PratipadikaEntry has two varieties. The first variety is
PratipadikaEntry.Basic, which models a basic prātipadika (nominal stem):
from vidyut.kosha import PratipadikaEntry
from vidyut.prakriya import Linga
rama = PratipadikaEntry.Basic(pratipadika=Pratipadika.basic("rAma"), lingas=[Linga.Pum])
assert rama.lemma == "rAma"
assert rama.lingas == [Linga.Pum]
The second variety is PratipadikaEntry.Krdanta, which models a kṛdanta (verbal derivative):
from vidyut.kosha import DhatuEntry, PratipadikaEntry
from vidyut.prakriya import Dhatu, Gana, Krt
gam = Dhatu.mula("ga\\mx~", Gana.Bhvadi)
gam_entry = DhatuEntry(dhatu=gam, clean_text="gam")
gata = PratipadikaEntry.Krdanta(dhatu_entry=gam_entry, krt=Krt.kta)
assert gata.lemma == "gam"
assert gata.dhatu_entry == gam_entry
assert gata.krt == Krt.kta
assert gata.prayoga is None
assert gata.lakara is None
PratipadikaEntry.Krdanta may also set the prayoga and lakāra, which is
useful for some kṛdanta derivations:
gacchat = PratipadikaEntry.Krdanta(
dhatu_entry=gam_entry,
krt=Krt.Satf,
lakara=Lakara.Lat,
prayoga=Prayoga.Kartari)
assert gacchat.lakara == Lakara.Lat
assert gacchat.prayoga == Prayoga.Kartari
gamisyat = PratipadikaEntry.Krdanta(
dhatu_entry=gam_entry,
krt=Krt.Satf,
lakara=Lakara.Lrt,
prayoga=Prayoga.Kartari)
assert gamisyat.lakara == Lakara.Lrt
assert gamisyat.prayoga == Prayoga.Kartari
gamyamana = PratipadikaEntry.Krdanta(
dhatu_entry=gam_entry,
krt=Krt.SAnac,
lakara=Lakara.Lat,
prayoga=Prayoga.Karmani)
assert gamyamana.lakara == Lakara.Lat
assert gamyamana.prayoga == Prayoga.Karmani
DhatuEntry
DhatuEntry is a helper class within PadaEntry. It models a
Sanskrit dhātu (verb root) along with useful metadata.
from vidyut.kosha import DhatuEntry
from vidyut.prakriya import Dhatu, Gana, Krt
gam = Dhatu.mula("ga\\mx~", Gana.Bhvadi)
gam_entry = DhatuEntry(dhatu=gam, clean_text="gam")

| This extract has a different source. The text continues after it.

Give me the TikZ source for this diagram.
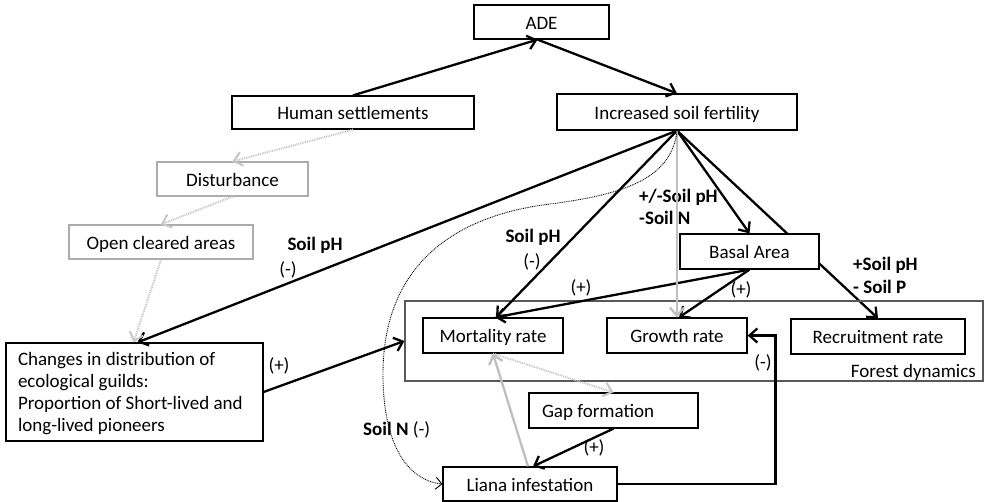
\documentclass[tikz,border=0pt]{standalone}
\usepackage{fontspec}
\setmainfont{Carlito}
\usetikzlibrary{arrows.meta,backgrounds}

\begin{document}
\begin{tikzpicture}[x=1pt,y=-1pt,
  every node/.style={font=\fontsize{19}{22}\selectfont},
  frame/.style={draw=black, line width=1.2pt, fill=white, inner sep=0pt},
  box/.style={frame, text height=15.5pt, text depth=1pt},
  softbox/.style={box, draw=gray!65},
  lbl/.style={inner sep=0pt},
  bl/.style={lbl, font=\fontsize{19}{22}\selectfont\bfseries},
  tip/.style={-{Straight Barb[length=8pt,width=14pt]}},
  link/.style={line width=2.3pt, tip},
  greylink/.style={link, draw=gray!50},
  dotlink/.style={line width=2pt, draw=gray!45, dash pattern=on 0.9pt off 0.9pt, tip},
  thindot/.style={line width=0.9pt, dash pattern=on 0.9pt off 0.9pt,
    -{Straight Barb[length=6pt,width=12pt]}},
]
\useasboundingbox (0,0) rectangle (984,502);

% forest dynamics frame
\node[draw=black!65, line width=1.2pt, minimum width=578pt, minimum height=80pt, inner sep=0pt]
  (forest) at (694,341) {};
\node[lbl, anchor=east] (forestlbl) at (976,372) {Forest dynamics};

% boxes
\node[box, minimum width=135pt, minimum height=34pt] (ade) at (541.5,22) {ADE};
\node[box, minimum width=242pt, minimum height=33pt] (hs) at (353,112.5) {Human settlements};
\node[box, minimum width=240pt, minimum height=36pt] (fert) at (677,112) {Increased soil fertility};
\node[softbox, minimum width=151pt, minimum height=34pt] (dist) at (232.5,179) {Disturbance};
\node[softbox, minimum width=184pt, minimum height=34pt] (open) at (161,242) {Open cleared areas};
\node[frame, minimum height=98pt, text width=233pt, inner xsep=12pt, align=flush left]
  (guild) at (134.5,392) {\rule{0pt}{17pt}Changes in distribution of\\ecological guilds:\\Proportion of Short-lived and\\long-lived pioneers};
\node[box, minimum width=139pt, minimum height=35pt] (basal) at (749.5,251.5) {Basal Area};
\node[box, minimum width=140pt, minimum height=35pt] (mort) at (493,335.5) {Mortality rate};
\node[box, minimum width=140pt, minimum height=35pt] (growth) at (677,335.5) {Growth rate};
\node[box, minimum width=174pt, minimum height=35pt] (recr) at (878,336.5) {Recruitment rate};
\node[box, minimum width=169pt, minimum height=35pt] (gap) at (613.5,410.5)
  {\makebox[143pt][l]{Gap formation}};
\node[box, minimum width=174pt, minimum height=34pt] (liana) at (530,484) {Liana infestation};

% connector labels
\node[bl] (phA) at (315,245) {Soil pH};
\node[lbl] (phAs) at (288,270) {(-)};
\node[bl] (phB) at (533,237) {Soil pH};
\node[lbl] (phBs) at (532,262) {(-)};
\node[bl, anchor=west] (phC) at (639,197) {+/-Soil pH};
\node[bl, anchor=west] (nC) at (639,218) {-Soil N};
\node[bl, anchor=west] (phD) at (853,265) {+Soil pH};
\node[bl, anchor=west] (pD) at (853,287) {- Soil P};
\node[lbl] (plusA) at (581,288) {(+)};
\node[lbl] (plusB) at (741,290) {(+)};
\node[lbl] (plusC) at (279,366) {(+)};
\node[lbl] (minusD) at (763,363) {(-)};
\node[lbl] (plusE) at (594,448) {(+)};
\node[lbl, anchor=west] (soilN) at (363,430) {\textbf{Soil N} (-)};

% line to recruitment passes behind the Basal Area box
\begin{pgfonlayer}{background}
  \draw[link] (fert.south) -- (recr.north);
\end{pgfonlayer}

% black links
\draw[link] (hs.north) -- ([xshift=-4pt]ade.south);
\draw[link] ([xshift=-4pt]ade.south) -- (fert.north);
\draw[link] (fert.south) -- ([xshift=3pt]guild.north);
\draw[link] (fert.south) -- ([xshift=3pt]mort.north);
\draw[link] (fert.south) -- (basal.north);
\draw[link] (basal.south) -- ([xshift=2pt]mort.north);
\draw[link] (basal.south) -- ([xshift=2pt]growth.north);
\draw[link] (guild.east) -- (forest.west);
\draw[link] (gap.south) -- ([xshift=3pt]liana.north);
\draw[link] (liana.east) -- ++(158,0) |- (growth.east);

% grey links
\draw[greylink] (fert.south) -- (growth.north);
\draw[greylink] ([xshift=-2pt]liana.north) -- (mort.south);
\draw[dotlink] (hs.south) -- (dist.north);
\draw[dotlink] (dist.south) -- (open.north);
\draw[dotlink] (open.south) -- ([xshift=-1pt]guild.north);
\draw[dotlink] (mort.south) -- (gap.north);

% soil N effect on lianas
\draw[thindot] (fert.south) .. controls (672,180) and (620,195) .. (550,204)
  .. controls (460,215) and (385,260) .. (383,370)
  .. controls (382,440) and (405,480) .. (liana.west);
\end{tikzpicture}
\end{document}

assert gam_entry.dhatu.aupadeshika == "ga\\mx~"
assert gam_entry.dhatu.gana == Gana.Bhvadi
assert gam_entry.clean_text == "gam"
Creating prakriyas
PadaEntry, PratipadikaEntry, and DhatuEntry can all be
passed to vidyut.prakriya.Vyakarana.derive():
from vidyut.prakriya import Vyakarana, Sanadi
dhatu_entry = DhatuEntry(
dhatu=Dhatu.mula("ga\\mx~", Gana.Bhvadi, prefixes=["anu"], sanadi=[Sanadi.Ric]),
clean_text="gam")
pratipadika_entry = PratipadikaEntry.Krdanta(
dhatu_entry=dhatu_entry,
krt=Krt.Satf,
lakara=Lakara.Lat,
prayoga=Prayoga.Kartari)
pada_entry = PadaEntry.Subanta(
pratipadika_entry=pratipadika_entry,
linga=Linga.Pum,
vibhakti=Vibhakti.Dvitiya,
vacana=Vacana.Eka)
v = Vyakarana()
# assert [p.text for p in v.derive(dhatu_entry)] == ["anugami"]
assert [p.text for p in v.derive(pratipadika_entry)] == ["anugamayat"]

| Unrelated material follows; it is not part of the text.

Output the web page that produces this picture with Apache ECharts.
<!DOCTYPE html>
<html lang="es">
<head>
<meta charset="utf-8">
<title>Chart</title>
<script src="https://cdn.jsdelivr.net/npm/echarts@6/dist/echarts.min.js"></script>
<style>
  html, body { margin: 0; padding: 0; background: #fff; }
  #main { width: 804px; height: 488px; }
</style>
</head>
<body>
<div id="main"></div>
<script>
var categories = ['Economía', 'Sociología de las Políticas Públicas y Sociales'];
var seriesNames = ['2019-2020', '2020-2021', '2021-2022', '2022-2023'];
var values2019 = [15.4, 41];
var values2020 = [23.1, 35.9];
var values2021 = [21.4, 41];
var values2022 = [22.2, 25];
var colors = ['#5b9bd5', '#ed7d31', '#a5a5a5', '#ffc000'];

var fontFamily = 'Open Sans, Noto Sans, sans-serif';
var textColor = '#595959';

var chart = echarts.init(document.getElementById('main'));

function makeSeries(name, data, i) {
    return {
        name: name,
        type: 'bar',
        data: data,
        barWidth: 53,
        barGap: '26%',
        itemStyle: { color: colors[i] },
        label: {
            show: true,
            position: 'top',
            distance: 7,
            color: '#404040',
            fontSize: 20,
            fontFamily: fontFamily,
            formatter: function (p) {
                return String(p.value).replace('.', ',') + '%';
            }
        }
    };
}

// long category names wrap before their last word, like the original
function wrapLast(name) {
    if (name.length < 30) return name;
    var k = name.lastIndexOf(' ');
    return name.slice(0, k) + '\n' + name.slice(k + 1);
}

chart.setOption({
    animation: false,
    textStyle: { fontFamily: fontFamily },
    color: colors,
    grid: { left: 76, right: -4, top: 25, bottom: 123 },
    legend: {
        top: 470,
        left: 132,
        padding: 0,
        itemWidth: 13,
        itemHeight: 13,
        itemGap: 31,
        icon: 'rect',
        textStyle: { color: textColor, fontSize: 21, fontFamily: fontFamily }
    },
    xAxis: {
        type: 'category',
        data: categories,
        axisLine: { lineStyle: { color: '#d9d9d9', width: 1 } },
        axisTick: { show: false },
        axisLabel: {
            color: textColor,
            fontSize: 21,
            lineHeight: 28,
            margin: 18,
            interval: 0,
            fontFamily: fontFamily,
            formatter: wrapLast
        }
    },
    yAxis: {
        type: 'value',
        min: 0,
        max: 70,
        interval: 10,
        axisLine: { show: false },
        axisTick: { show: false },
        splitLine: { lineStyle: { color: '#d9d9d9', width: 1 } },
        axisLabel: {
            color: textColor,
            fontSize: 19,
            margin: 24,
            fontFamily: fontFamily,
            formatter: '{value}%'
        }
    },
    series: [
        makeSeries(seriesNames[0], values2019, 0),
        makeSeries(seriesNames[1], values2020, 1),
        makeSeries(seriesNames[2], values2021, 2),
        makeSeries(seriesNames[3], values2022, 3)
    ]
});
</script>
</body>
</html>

assert [p.text for p in v.derive(pada_entry)] == ["anugamayantam"]
assert [p.text for p in v.derive(gamisyat)] == ["gamizyat"]
assert [p.text for p in v.derive(gamyamana)] == ["gamyamAna"]
Note
What is the difference between Pada and PadaEntry?
Why do we have both types?
Think of the vidyut.prakriya types as input types and the vidyut.kosha types as
output types. Where Pada tells us how to create a pada,
PadaEntry shows us the results of creating a pada. This is why the
vidyut.kosha types contain useful metadata:
DhatuEntrycontains clean_text, which is the dictionary version of the dhatu with sandhi applied and accent marks removed. It also contains meanings in Sanskrit (artha_sa), English (artha_en), and Hindi (artha_hi) as well as some other metadata.PratipadikaEntrycontains lingas, which includes the lingas typcially used with this pratipadika.
We will add more metadata like this in future releases.